Mark Rachkevych, a staff writer for the English-language Kyiv Post, said the locals are informed about the international fuss about hotel prices, racism and Ms. Tymoshenko. But they too have a so-what attitude.

"Judging from our anecdotal vox populis, Kyivans are aware, but they also know this will have no affect on them or the games," he said. "To them big politics is above and beyond them. Some wonder why the games must be politicized. Others realize that Yanukovych and company haven't really accomplished anything of significance, socially or economically, so they know Yanukovych is banking on the success of the tournament and the infrastructure projects that were done. People realize that the European leaders don't want to be used as propaganda tools by the President."

And then there's the game. Mr. Yanukovych is there but not the forlorn figure that some expected him to be. Michel Platini is beside him in the official box overlooking the field, with ambassadors from countries who have no issue with Ukraine.

There are no racist chants at the game, which has a dreamlike quality to it, especially since the colours of both countries are yellow and blue. It also becomes clear that Ukraine feels that thumping disco music adds to an international soccer game and that the mascots for Euro 2012, hideous rubberized figures, should be celebrated like star players.

Ukraine wins 2-1 and deserves to.

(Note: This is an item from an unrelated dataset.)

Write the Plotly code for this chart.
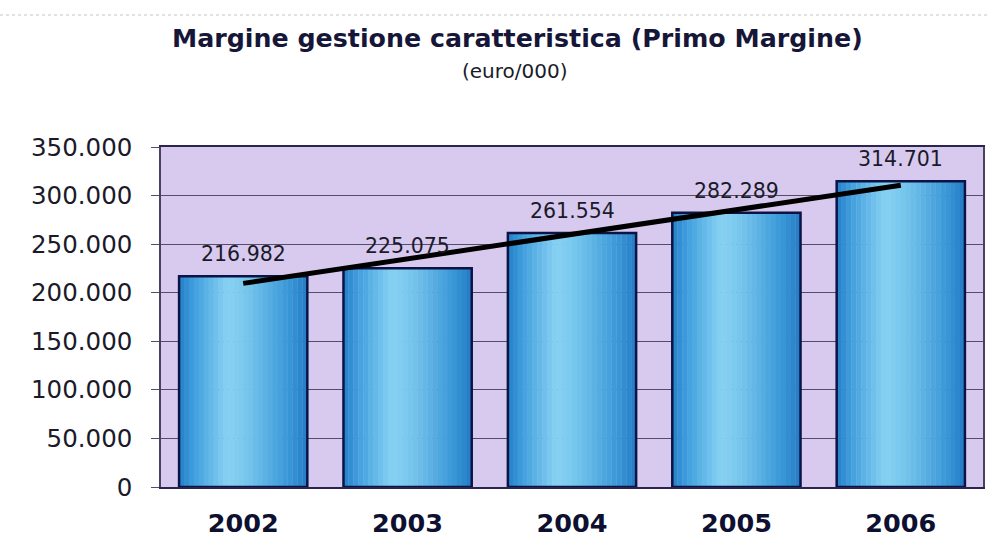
import numpy as np
import plotly.graph_objects as go

years = ["2002", "2003", "2004", "2005", "2006"]
values = [216982, 225075, 261554, 282289, 314701]
y_ticks = [0, 50000, 100000, 150000, 200000, 250000, 300000, 350000]

title = "Margine gestione caratteristica (Primo Margine)"
subtitle = "(euro/000)"

# linear trend line (least squares over year index)
idx = np.arange(len(values))
slope, intercept = np.polyfit(idx, values, 1)
trend = slope * idx + intercept

fig = go.Figure()

# bars drawn as narrow vertical slices to give the cylinder-like shading
bar_w = 0.78
n_slices = 26
profile = [
    (0.00, (36, 128, 200)),
    (0.12, (66, 160, 222)),
    (0.38, (135, 210, 243)),
    (0.55, (115, 196, 236)),
    (0.85, (58, 152, 216)),
    (1.00, (36, 124, 196)),
]


def shade(t):
    for (t0, c0), (t1, c1) in zip(profile[:-1], profile[1:]):
        if t0 <= t <= t1:
            f = (t - t0) / (t1 - t0)
            c = [round(a + (b - a) * f) for a, b in zip(c0, c1)]
            return "rgb({},{},{})".format(*c)
    return "rgb({},{},{})".format(*profile[-1][1])


slice_w = bar_w / n_slices
for i in range(n_slices):
    t = (i + 0.5) / n_slices
    fig.add_trace(go.Bar(
        x=years, y=values,
        width=slice_w * 1.05,
        offset=-bar_w / 2 + i * slice_w,
        marker=dict(color=shade(t), line=dict(width=0)),
        hoverinfo="skip", showlegend=False,
    ))

# bar outlines
fig.add_trace(go.Bar(
    x=years, y=values, width=bar_w,
    marker=dict(color="rgba(0,0,0,0)", line=dict(color="#0b1445", width=2.5)),
    hoverinfo="skip", showlegend=False,
))

fig.add_trace(go.Scatter(
    x=years, y=trend, mode="lines",
    line=dict(color="#000000", width=5),
    hoverinfo="skip", showlegend=False,
))

plot_h = 540 - 147 - 53
plot_w = 988 - 161 - 5

annotations = [
    dict(text="<b>" + title + "</b>", x=(517 - 161) / plot_w, y=(487 - 38) / plot_h,
         xref="paper", yref="paper", xanchor="center", yanchor="middle",
         showarrow=False, font=dict(size=25.3, color="#161638")),
    dict(text=subtitle, x=(515 - 161) / plot_w, y=(487 - 71) / plot_h,
         xref="paper", yref="paper", xanchor="center", yanchor="middle",
         showarrow=False, font=dict(size=20, color="#1a1a2a")),
]
# value labels above each bar
for i, v in enumerate(values):
    annotations.append(dict(
        x=i, y=v, xref="x", yref="y", text=f"{v:,}".replace(",", "."),
        showarrow=False, yanchor="middle", yshift=22,
        font=dict(size=20.5, color="#1a1a2a"),
    ))

fig.update_layout(
    width=988, height=540,
    margin=dict(l=161, r=5, t=147, b=53),
    paper_bgcolor="white",
    plot_bgcolor="#d8caee",
    barmode="overlay",
    separators=",.",
    font=dict(family="DejaVu Sans", color="#1a1a2a"),
    annotations=annotations,
    shapes=[
        # faint dotted rule across the top of the page
        dict(type="line", xref="paper", yref="paper",
             x0=-161 / plot_w, x1=(988 - 161) / plot_w,
             y0=(487 - 15) / plot_h, y1=(487 - 15) / plot_h,
             line=dict(color="#c4c4c8", width=1, dash="dot")),
    ],
)

fig.update_yaxes(
    range=[0, 350000], tickvals=y_ticks, tickformat=",d",
    tickfont=dict(size=24.5, color="#1a1a2a"),
    showgrid=True, gridcolor="#574b6c", gridwidth=1,
    ticks="outside", ticklen=8, tickcolor="#574b6c",
    ticklabelstandoff=14,
    showline=True, linecolor="#4a4060", linewidth=1.5, mirror=True,
    zeroline=False, automargin=False,
)
fig.update_xaxes(
    type="category", range=[-0.5, len(years) - 0.5],
    tickfont=dict(size=25.5, color="#0d1030", family="DejaVu Sans"),
    tickprefix="<b>", ticksuffix="</b>",
    showline=True, linecolor="#2a2450", linewidth=2, mirror=True,
    ticks="", ticklabelstandoff=12, automargin=False,
)

fig.write_html("out.html")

Andriy Shevchenko, the 35-year-old veteran, Ukraine's greatest player and a national icon, scores both goals. That's when the real fervour starts in Kiev, the mass singing and partying.

It's all about Ukraine now and it always was. Not so much about welcoming the rest of Europe and being inclusive and celebratory about soccer. Ukraine knows it is unloved and doesn't care. All the issues, the price gouging, the racist chants heard in some local stadiums, even Yulia Tymoshenko's imprisonment, have no significance. Ukraine has won in every possible way.